** start **

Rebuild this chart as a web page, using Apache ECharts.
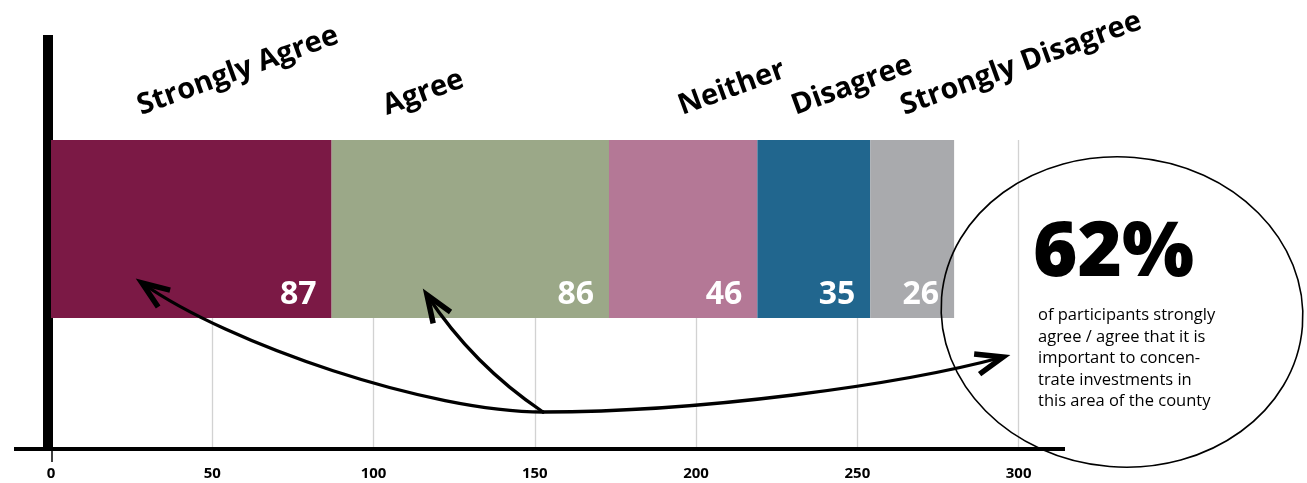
<!DOCTYPE html>
<html>
<head>
<meta charset="utf-8">
<script src="https://cdn.jsdelivr.net/npm/echarts@6/dist/echarts.min.js"></script>
<style>
  html, body { margin: 0; padding: 0; background: #ffffff; }
  #chart { width: 1307px; height: 483px; }
</style>
</head>
<body>
<div id="chart"></div>
<script>
// Survey responses, one stacked bar
const categories = ['Strongly Agree', 'Agree', 'Neither', 'Disagree', 'Strongly Disagree'];
const responses = [87, 86, 46, 35, 26];
const tickLabels = [0, 50, 100, 150, 200, 250, 300];
const calloutLines = [
  'of participants strongly',
  'agree / agree that it is',
  'important to concen-',
  'trate investments in',
  'this area of the county'
];

// Styling
const colors = ['#7b1945', '#9ba888', '#b47896', '#21668e', '#a9aaad'];
const FONT = "'Open Sans', 'Noto Sans', sans-serif";
const AXIS_MAX = 315;
const PLOT_LEFT = 51;
const PLOT_RIGHT = 240;
const BAR_TOP = 140;
const BAR_HEIGHT = 178;
// horizontal nudge of each rotated heading from its segment's start (px)
const headingNudge = [91, 56, 74, 39, 35];
const HEADING_ANGLE = 20;
const HEADING_SIZE = 29;

const chart = echarts.init(document.getElementById('chart'), null, { renderer: 'canvas' });

const option = {
  animation: false,
  backgroundColor: '#ffffff',
  grid: [
    { left: PLOT_LEFT, right: PLOT_RIGHT, top: BAR_TOP, height: BAR_HEIGHT },
    { left: PLOT_LEFT, right: PLOT_RIGHT, top: BAR_TOP, bottom: 34 },
    { left: 14, right: 242, top: 35, bottom: 34 }
  ],
  xAxis: [
    { gridIndex: 0, type: 'value', min: 0, max: AXIS_MAX, show: false },
    {
      gridIndex: 1, type: 'value', min: 0, max: AXIS_MAX, interval: 50,
      axisLine: { show: false },
      axisTick: { show: false },
      splitLine: {
        show: true, showMinLine: false, showMaxLine: false,
        lineStyle: { color: '#d2d2d2', width: 1.3 }
      },
      axisLabel: {
        margin: 17, color: '#000', fontSize: 15, fontWeight: 'bold', fontFamily: FONT,
        formatter: v => (tickLabels.includes(v) ? String(v) : '')
      }
    },
    {
      gridIndex: 2, type: 'value', min: 0, max: 1,
      axisLine: { show: true, onZero: false, lineStyle: { color: '#000', width: 4, cap: 'butt' } },
      axisTick: { show: false }, axisLabel: { show: false }, splitLine: { show: false }
    }
  ],
  yAxis: [
    { gridIndex: 0, type: 'category', data: ['Responses'], show: false },
    { gridIndex: 1, type: 'value', show: false },
    {
      gridIndex: 2, type: 'value', min: 0, max: 1, offset: -34,
      axisLine: { show: true, onZero: false, lineStyle: { color: '#000', width: 10, cap: 'butt' } },
      axisTick: { show: false }, axisLabel: { show: false }, splitLine: { show: false }
    }
  ],
  series: categories.map((name, i) => ({
    name,
    type: 'bar',
    stack: 'total',
    xAxisIndex: 0,
    yAxisIndex: 0,
    data: [responses[i]],
    barWidth: '100%',
    barCategoryGap: '0%',
    itemStyle: { color: colors[i] },
    label: {
      show: true,
      position: 'insideRight',
      distance: 15,
      offset: [0, 66],
      color: '#ffffff',
      fontSize: 32,
      fontWeight: 'bold',
      fontFamily: FONT
    }
  }))
};

chart.setOption(option);

// ---- annotations: headings, arrows, callout ----
const graphics = [];

// rotated headings above each segment
const theta = HEADING_ANGLE * Math.PI / 180;
let cum = 0;
categories.forEach((name, i) => {
  const startPx = chart.convertToPixel({ xAxisIndex: 0 }, cum);
  cum += responses[i];
  const bx = startPx + headingNudge[i];
  const by = BAR_TOP - 23;
  const d = HEADING_SIZE * 0.36;
  graphics.push({
    type: 'text',
    x: bx - Math.sin(theta) * d,
    y: by - Math.cos(theta) * d,
    rotation: theta,
    z: 50,
    style: {
      text: name,
      fill: '#000',
      font: `bold ${HEADING_SIZE}px ${FONT}`,
      align: 'left',
      verticalAlign: 'middle'
    }
  });
});

// small tick under the zero line
const zeroPx = chart.convertToPixel({ xAxisIndex: 1 }, 0);
graphics.push({
  type: 'line', z: 40,
  shape: { x1: zeroPx + 1, y1: 450, x2: zeroPx + 1, y2: 462 },
  style: { stroke: '#000', lineWidth: 1.5 }
});

// curved arrows fanning out from one hub
const hub = [543, 412];
const arrows = [
  { cp1: [430, 412], cp2: [230, 345], end: [142, 283] },
  { cp1: [473, 365], cp2: null, end: [427, 295] },
  { cp1: [700, 412], cp2: [900, 385], end: [1003, 357] }
];
arrows.forEach(a => {
  const shape = { x1: hub[0], y1: hub[1], x2: a.end[0], y2: a.end[1], cpx1: a.cp1[0], cpy1: a.cp1[1] };
  if (a.cp2) { shape.cpx2 = a.cp2[0]; shape.cpy2 = a.cp2[1]; }
  graphics.push({
    type: 'bezierCurve', z: 60, shape,
    style: { stroke: '#000', lineWidth: 3.3, fill: null, lineCap: 'round' }
  });
  const prev = a.cp2 || a.cp1;
  const ang = Math.atan2(prev[1] - a.end[1], prev[0] - a.end[0]);
  const len = 29, spread = 21 * Math.PI / 180;
  const p1 = [a.end[0] + len * Math.cos(ang + spread), a.end[1] + len * Math.sin(ang + spread)];
  const p2 = [a.end[0] + len * Math.cos(ang - spread), a.end[1] + len * Math.sin(ang - spread)];
  graphics.push({
    type: 'polyline', z: 61,
    shape: { points: [p1, a.end, p2] },
    style: { stroke: '#000', lineWidth: 5.5, fill: null, lineJoin: 'miter' }
  });
});

// callout with the combined agree share
const agreeShare = Math.round((responses[0] + responses[1]) / responses.reduce((s, v) => s + v, 0) * 100);
graphics.push({
  type: 'ellipse', z: 70, x: 1122, y: 312, rotation: -0.08,
  shape: { cx: 0, cy: 0, rx: 181, ry: 155 },
  style: { stroke: '#000', lineWidth: 1.6, fill: null }
});
graphics.push({
  type: 'text', z: 71, x: 1033, y: 254,
  style: {
    text: agreeShare + '%', fill: '#000',
    font: `800 76px ${FONT}`, align: 'left', verticalAlign: 'middle'
  }
});
graphics.push({
  type: 'text', z: 71, x: 1038, y: 305,
  style: {
    text: calloutLines.join('\n'), fill: '#000',
    font: `16.5px ${FONT}`, lineHeight: 21.5, align: 'left', verticalAlign: 'top'
  }
});

chart.setOption({ graphic: { elements: graphics } });
</script>
</body>
</html>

** end **

Copy every line of the data word for word, omitting the images.

# SOLUTION TO THIS TASK
Rebuild this chart as a web page, using Apache ECharts.
<!DOCTYPE html>
<html>
<head>
<meta charset="utf-8">
<script src="https://cdn.jsdelivr.net/npm/echarts@6/dist/echarts.min.js"></script>
<style>
  html, body { margin: 0; padding: 0; background: #ffffff; }
  #chart { width: 1307px; height: 483px; }
</style>
</head>
<body>
<div id="chart"></div>
<script>
// Survey responses, one stacked bar
const categories = ['Strongly Agree', 'Agree', 'Neither', 'Disagree', 'Strongly Disagree'];
const responses = [87, 86, 46, 35, 26];
const tickLabels = [0, 50, 100, 150, 200, 250, 300];
const calloutLines = [
  'of participants strongly',
  'agree / agree that it is',
  'important to concen-',
  'trate investments in',
  'this area of the county'
];

// Styling
const colors = ['#7b1945', '#9ba888', '#b47896', '#21668e', '#a9aaad'];
const FONT = "'Open Sans', 'Noto Sans', sans-serif";
const AXIS_MAX = 315;
const PLOT_LEFT = 51;
const PLOT_RIGHT = 240;
const BAR_TOP = 140;
const BAR_HEIGHT = 178;
// horizontal nudge of each rotated heading from its segment's start (px)
const headingNudge = [91, 56, 74, 39, 35];
const HEADING_ANGLE = 20;
const HEADING_SIZE = 29;

const chart = echarts.init(document.getElementById('chart'), null, { renderer: 'canvas' });

const option = {
  animation: false,
  backgroundColor: '#ffffff',
  grid: [
    { left: PLOT_LEFT, right: PLOT_RIGHT, top: BAR_TOP, height: BAR_HEIGHT },
    { left: PLOT_LEFT, right: PLOT_RIGHT, top: BAR_TOP, bottom: 34 },
    { left: 14, right: 242, top: 35, bottom: 34 }
  ],
  xAxis: [
    { gridIndex: 0, type: 'value', min: 0, max: AXIS_MAX, show: false },
    {
      gridIndex: 1, type: 'value', min: 0, max: AXIS_MAX, interval: 50,
      axisLine: { show: false },
      axisTick: { show: false },
      splitLine: {
        show: true, showMinLine: false, showMaxLine: false,
        lineStyle: { color: '#d2d2d2', width: 1.3 }
      },
      axisLabel: {
        margin: 17, color: '#000', fontSize: 15, fontWeight: 'bold', fontFamily: FONT,
        formatter: v => (tickLabels.includes(v) ? String(v) : '')
      }
    },
    {
      gridIndex: 2, type: 'value', min: 0, max: 1,
      axisLine: { show: true, onZero: false, lineStyle: { color: '#000', width: 4, cap: 'butt' } },
      axisTick: { show: false }, axisLabel: { show: false }, splitLine: { show: false }
    }
  ],
  yAxis: [
    { gridIndex: 0, type: 'category', data: ['Responses'], show: false },
    { gridIndex: 1, type: 'value', show: false },
    {
      gridIndex: 2, type: 'value', min: 0, max: 1, offset: -34,
      axisLine: { show: true, onZero: false, lineStyle: { color: '#000', width: 10, cap: 'butt' } },
      axisTick: { show: false }, axisLabel: { show: false }, splitLine: { show: false }
    }
  ],
  series: categories.map((name, i) => ({
    name,
    type: 'bar',
    stack: 'total',
    xAxisIndex: 0,
    yAxisIndex: 0,
    data: [responses[i]],
    barWidth: '100%',
    barCategoryGap: '0%',
    itemStyle: { color: colors[i] },
    label: {
      show: true,
      position: 'insideRight',
      distance: 15,
      offset: [0, 66],
      color: '#ffffff',
      fontSize: 32,
      fontWeight: 'bold',
      fontFamily: FONT
    }
  }))
};

chart.setOption(option);

// ---- annotations: headings, arrows, callout ----
const graphics = [];

// rotated headings above each segment
const theta = HEADING_ANGLE * Math.PI / 180;
let cum = 0;
categories.forEach((name, i) => {
  const startPx = chart.convertToPixel({ xAxisIndex: 0 }, cum);
  cum += responses[i];
  const bx = startPx + headingNudge[i];
  const by = BAR_TOP - 23;
  const d = HEADING_SIZE * 0.36;
  graphics.push({
    type: 'text',
    x: bx - Math.sin(theta) * d,
    y: by - Math.cos(theta) * d,
    rotation: theta,
    z: 50,
    style: {
      text: name,
      fill: '#000',
      font: `bold ${HEADING_SIZE}px ${FONT}`,
      align: 'left',
      verticalAlign: 'middle'
    }
  });
});

// small tick under the zero line
const zeroPx = chart.convertToPixel({ xAxisIndex: 1 }, 0);
graphics.push({
  type: 'line', z: 40,
  shape: { x1: zeroPx + 1, y1: 450, x2: zeroPx + 1, y2: 462 },
  style: { stroke: '#000', lineWidth: 1.5 }
});

// curved arrows fanning out from one hub
const hub = [543, 412];
const arrows = [
  { cp1: [430, 412], cp2: [230, 345], end: [142, 283] },
  { cp1: [473, 365], cp2: null, end: [427, 295] },
  { cp1: [700, 412], cp2: [900, 385], end: [1003, 357] }
];
arrows.forEach(a => {
  const shape = { x1: hub[0], y1: hub[1], x2: a.end[0], y2: a.end[1], cpx1: a.cp1[0], cpy1: a.cp1[1] };
  if (a.cp2) { shape.cpx2 = a.cp2[0]; shape.cpy2 = a.cp2[1]; }
  graphics.push({
    type: 'bezierCurve', z: 60, shape,
    style: { stroke: '#000', lineWidth: 3.3, fill: null, lineCap: 'round' }
  });
  const prev = a.cp2 || a.cp1;
  const ang = Math.atan2(prev[1] - a.end[1], prev[0] - a.end[0]);
  const len = 29, spread = 21 * Math.PI / 180;
  const p1 = [a.end[0] + len * Math.cos(ang + spread), a.end[1] + len * Math.sin(ang + spread)];
  const p2 = [a.end[0] + len * Math.cos(ang - spread), a.end[1] + len * Math.sin(ang - spread)];
  graphics.push({
    type: 'polyline', z: 61,
    shape: { points: [p1, a.end, p2] },
    style: { stroke: '#000', lineWidth: 5.5, fill: null, lineJoin: 'miter' }
  });
});

// callout with the combined agree share
const agreeShare = Math.round((responses[0] + responses[1]) / responses.reduce((s, v) => s + v, 0) * 100);
graphics.push({
  type: 'ellipse', z: 70, x: 1122, y: 312, rotation: -0.08,
  shape: { cx: 0, cy: 0, rx: 181, ry: 155 },
  style: { stroke: '#000', lineWidth: 1.6, fill: null }
});
graphics.push({
  type: 'text', z: 71, x: 1033, y: 254,
  style: {
    text: agreeShare + '%', fill: '#000',
    font: `800 76px ${FONT}`, align: 'left', verticalAlign: 'middle'
  }
});
graphics.push({
  type: 'text', z: 71, x: 1038, y: 305,
  style: {
    text: calloutLines.join('\n'), fill: '#000',
    font: `16.5px ${FONT}`, lineHeight: 21.5, align: 'left', verticalAlign: 'top'
  }
});

chart.setOption({ graphic: { elements: graphics } });
</script>
</body>
</html>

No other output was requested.